"Kendati Ijin Usaha Perkebunan (IUP) telah diterbitkan kepada sebanyak 89 perusahaan di Papua sebagaimana disebutkan dalam data Perkebunan Besar Swasta dan Negara (PBSN), namun jumlah usaha perkebunan yang eksis dilapangan hanya sekitar 10 perusahaan saja. Menurut Gubernur Papua Barnabas Suebu, SH jika merujuk kepada Peraturan Menteri Pertanian (Permentan) nomor 26 tahun 2007 tentang pedoman perijinan usaha perkebunan dan undang-undang perkebunan nomor 18 tahun 2004, sudah jelas bahwa jika sampai dengan 2 tahun tidak ada aktivitas di lapangan maka ijin usaha perkebunan tersebut dicabut.
"Oleh karena itu, lanjut Gubernur, khusus untuk perusahaan perkebunan yang telah memiliki izin tetapi sampai saat ini belum juga beroperasi, meskipun Pemerintah sudah memberi kesempatan pada satu tahun terakhir ini, maka dengan sangat terpaksa izinnya akan dicabut. “Dan areal atau lokasi yang telah dicabut akan ditawarkan kepada investor yang lebih bersungguh-sungguh untuk berinvestasi di Papua,” jelas Gubernur Suebu dalam sambutannya yang dibacakan Asisten I Bidang Pemerintahan Setda Papua, Drs. Elieser Renmaur, pada rapat kerja evaluasi kinerja perusahaan perkebunan se-Provinsi Papua, Rabu (25/2).
"Selain itu, Gubernur mengatakan guna terwujudnya sistem usaha perkebunan berkelanjutan, Pemerintah pada saat ini berusaha untuk memfasilitasi dunia usaha dibidang perkebunan dengan melakukan strategi yang lebih terjamin dan pasti dengan mensyaratkan setiap investor yang akan berinvestasi terlebih dahulu melakukan presentase yang semata-mata bertujuan untuk mengetahui secara pasti keinginan dan harapan investor tersebut. Sebab kebijakan Pemerintah Daerah terkait dengan pembangunan perkebunan besar dan lainnya, menginginkan suatu pendekatan kerjasama yang berkelanjutan antara investor, Pemerintah dan Masyarakat. “Jadi, Pemerintah mengharapkan adanya kerjasama dalam bentuk penyertaan modal atau saham mulai dari kebun hingga pengelola pabrik. Hal ini penting bagi kita semua, karena dengan adanya kerjasama seperti ini maka semua pihak akan bertanggungjawab sesuai dengan kewenangannnya untuk memajukan usaha. Karena kita semua harus sadar bahwa tanah dan hutan adalah milik rakyat, sehingga dalam bentuk apapun ketika kita akan melakukan aktivitas ekonomi diatas tanah itu, maka kita perlu memperhatikan dan mengutamakan kepentingan masyarakat,” jelasnya.

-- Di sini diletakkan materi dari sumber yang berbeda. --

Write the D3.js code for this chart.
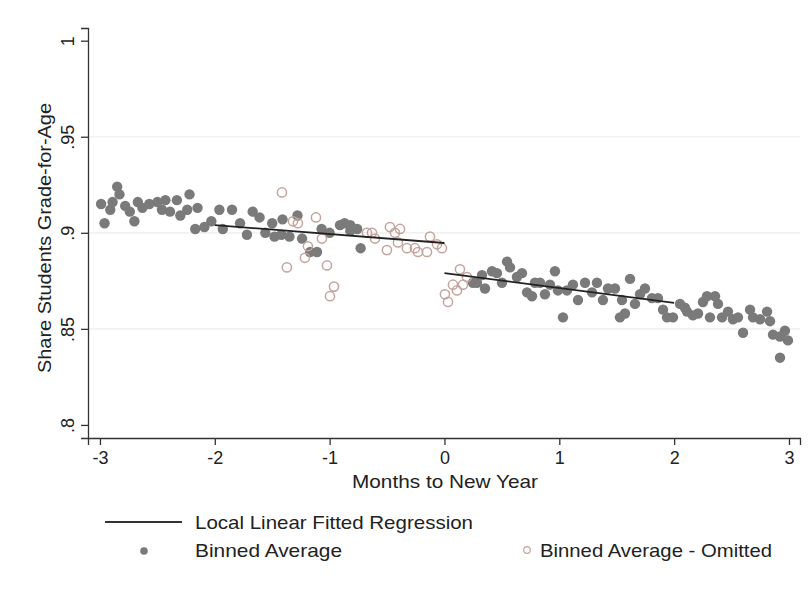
<!DOCTYPE html>
<html><head><meta charset="utf-8">
<script src="https://cdn.jsdelivr.net/npm/d3@7"></script>
<style>body{margin:0;background:#fff;} text{font-family:"Liberation Sans",Arial,Helvetica,sans-serif;fill:#222;}</style>
</head><body><svg id="c" width="809" height="591"></svg>
<script>
// Binned averages (solid), left of window
const solidLeft = [
[-2.99,.915],[-2.96,.905],[-2.91,.912],[-2.89,.916],[-2.85,.924],[-2.83,.920],[-2.78,.914],[-2.74,.911],
[-2.70,.906],[-2.67,.916],[-2.63,.913],[-2.57,.915],[-2.50,.916],[-2.46,.912],[-2.43,.917],[-2.39,.911],
[-2.33,.917],[-2.30,.909],[-2.24,.912],[-2.22,.920],[-2.17,.902],[-2.15,.913],[-2.09,.903],[-2.03,.906],
[-1.96,.912],[-1.93,.902],[-1.85,.912],[-1.78,.905],[-1.72,.899],[-1.67,.911],[-1.61,.908],[-1.56,.900],
[-1.50,.905],[-1.48,.898],[-1.42,.899],[-1.41,.907],[-1.35,.898],[-1.28,.909],[-1.24,.897],[-1.17,.890],
[-1.11,.890],[-1.07,.902],[-1.00,.900],[-0.91,.904],[-0.87,.905],[-0.82,.904],[-0.82,.901],[-0.76,.902],[-0.73,.892]
];
// Binned averages (solid), right of window
const solidRight = [
[0.248,.874],[0.283,.874],[0.327,.878],[0.353,.871],[0.414,.880],[0.457,.879],[0.501,.874],[0.545,.885],
[0.571,.882],[0.631,.877],[0.675,.879],[0.719,.869],[0.762,.867],[0.788,.874],[0.832,.874],[0.875,.868],
[0.919,.873],[0.962,.880],[0.988,.870],[1.032,.856],[1.067,.870],[1.119,.873],[1.163,.865],[1.224,.874],
[1.285,.869],[1.328,.874],[1.380,.865],[1.424,.871],[1.485,.871],[1.528,.856],[1.546,.865],[1.572,.858],
[1.616,.876],[1.659,.863],[1.703,.868],[1.746,.871],[1.807,.866],[1.859,.866],[1.903,.860],[1.938,.856],
[1.990,.856],[2.051,.863],[2.094,.861],[2.112,.859],[2.164,.857],[2.208,.858],[2.251,.864],[2.286,.867],
[2.312,.856],[2.356,.867],[2.382,.863],[2.417,.856],[2.469,.859],[2.512,.855],[2.556,.856],[2.600,.848],
[2.661,.860],[2.687,.856],[2.748,.855],[2.809,.859],[2.835,.854],[2.861,.847],[2.922,.846],[2.922,.835],
[2.965,.849],[2.991,.844]
];
// Binned averages omitted (hollow)
const omitted = [
[-1.415,.921],[-1.372,.882],[-1.319,.906],[-1.276,.905],[-1.215,.887],[-1.189,.893],[-1.119,.908],[-1.067,.897],
[-1.023,.883],[-0.997,.867],[-0.962,.872],[-0.675,.900],[-0.631,.900],[-0.605,.897],[-0.501,.891],[-0.475,.903],
[-0.431,.900],[-0.405,.895],[-0.387,.902],[-0.327,.892],[-0.257,.892],[-0.231,.890],[-0.152,.890],[-0.126,.898],
[-0.065,.894],[-0.022,.892],[0.004,.868],[0.031,.864],[0.074,.873],[0.109,.870],[0.135,.881],[0.161,.873],[0.196,.877]
];
// Local linear fits
const fitLeft = [[-2,.904],[0,.8947]];
const fitRight = [[0,.879],[2,.8635]];
const xTicks = [-3,-2,-1,0,1,2,3];
const yTicks = [.8,.85,.9,.95,1];
const yTickLabels = [".8",".85",".9",".95","1"];
const gridTicks = [.85,.9,.95];

const svg = d3.select("#c");
const x = d3.scaleLinear().domain([-3.104,3.096]).range([88,800]);
const y = d3.scaleLinear().domain([0.7932,1.0066]).range([438,28]);

// gridlines
svg.append("g").selectAll("line").data(gridTicks).join("line")
  .attr("x1",89).attr("x2",800).attr("y1",d=>y(d)).attr("y2",d=>y(d))
  .attr("stroke","#ececec").attr("stroke-width",1.2);

// axes
const xAxis = svg.append("g").attr("transform","translate(0,438)")
  .call(d3.axisBottom(x).tickValues(xTicks).tickSize(7).tickPadding(5).tickFormat(d=>d));
const yAxis = svg.append("g").attr("transform","translate(88,0)")
  .call(d3.axisLeft(y).tickValues(yTicks).tickSize(7).tickFormat((d,i)=>yTickLabels[i]));
[xAxis,yAxis].forEach(a=>{
  a.select(".domain").attr("stroke","#333").attr("stroke-width",1.3);
  a.selectAll(".tick line").attr("stroke","#333").attr("stroke-width",1.3);
  a.selectAll(".tick text").attr("font-size",18).attr("fill","#222")
   .style("font-family","'Liberation Sans',Arial,sans-serif");
});
xAxis.selectAll(".tick text").attr("dy","0.75em");
yAxis.selectAll(".tick text")
  .attr("text-anchor","middle").attr("x",null).attr("dy",null)
  .attr("transform","translate(-14,0) rotate(-90)");

// axis titles
svg.append("text").attr("x",352).attr("y",488).attr("font-size",19)
  .attr("textLength",186).attr("lengthAdjust","spacingAndGlyphs").text("Months to New Year");
svg.append("text").attr("transform","translate(51,373) rotate(-90)")
  .attr("font-size",19).attr("textLength",270).attr("lengthAdjust","spacingAndGlyphs")
  .text("Share Students Grade-for-Age");

// points
svg.append("g").selectAll("circle").data(solidLeft.concat(solidRight)).join("circle")
  .attr("cx",d=>x(d[0])).attr("cy",d=>y(d[1])).attr("r",5.2).attr("fill","#7a7a7a");
svg.append("g").selectAll("circle").data(omitted).join("circle")
  .attr("cx",d=>x(d[0])).attr("cy",d=>y(d[1])).attr("r",4.6).attr("fill","none")
  .attr("stroke","#c4a49e").attr("stroke-width",1.5);

// fit lines
const line = d3.line().x(d=>x(d[0])).y(d=>y(d[1]));
[fitLeft,fitRight].forEach(f=>svg.append("path").attr("d",line(f)).attr("fill","none")
  .attr("stroke","#222").attr("stroke-width",1.8));

// legend
const lg = svg.append("g");
lg.append("line").attr("x1",105).attr("x2",182).attr("y1",522).attr("y2",522).attr("stroke","#333").attr("stroke-width",2);
lg.append("text").attr("x",195).attr("y",529).attr("font-size",19)
  .attr("textLength",278).attr("lengthAdjust","spacingAndGlyphs").text("Local Linear Fitted Regression");
lg.append("circle").attr("cx",144).attr("cy",551).attr("r",3.8).attr("fill","#7a7a7a");
lg.append("text").attr("x",195).attr("y",557).attr("font-size",19)
  .attr("textLength",147).attr("lengthAdjust","spacingAndGlyphs").text("Binned Average");
lg.append("circle").attr("cx",527).attr("cy",550).attr("r",3.3).attr("fill","none").attr("stroke","#c4a49e").attr("stroke-width",1.2);
lg.append("text").attr("x",540).attr("y",557).attr("font-size",19)
  .attr("textLength",232).attr("lengthAdjust","spacingAndGlyphs").text("Binned Average - Omitted");
</script></body></html>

"Ditambahkannya, rapat evaluasi kinerja perusahaan perkebunan tahun ini, sangatlah strategis karena kita ketahui bersama bahwa sejak pertengahan tahun 2008, krisis ekonomi dunia membawa dampak bahwa bagi kinerja dunai usaha. Oleh karena itu, ia yakin bahwa ada usaha perkebunan di Papua yang terkena imbas dari krisis itu. Sehingga pada kesempataan ini, ia berharap supaya semua perusahaan yang bermasalah terkait dengan krisis dapat dicari terobosan atau cara-cara yang tidak harus menghambat proses pembangunan perkebunan di Papua.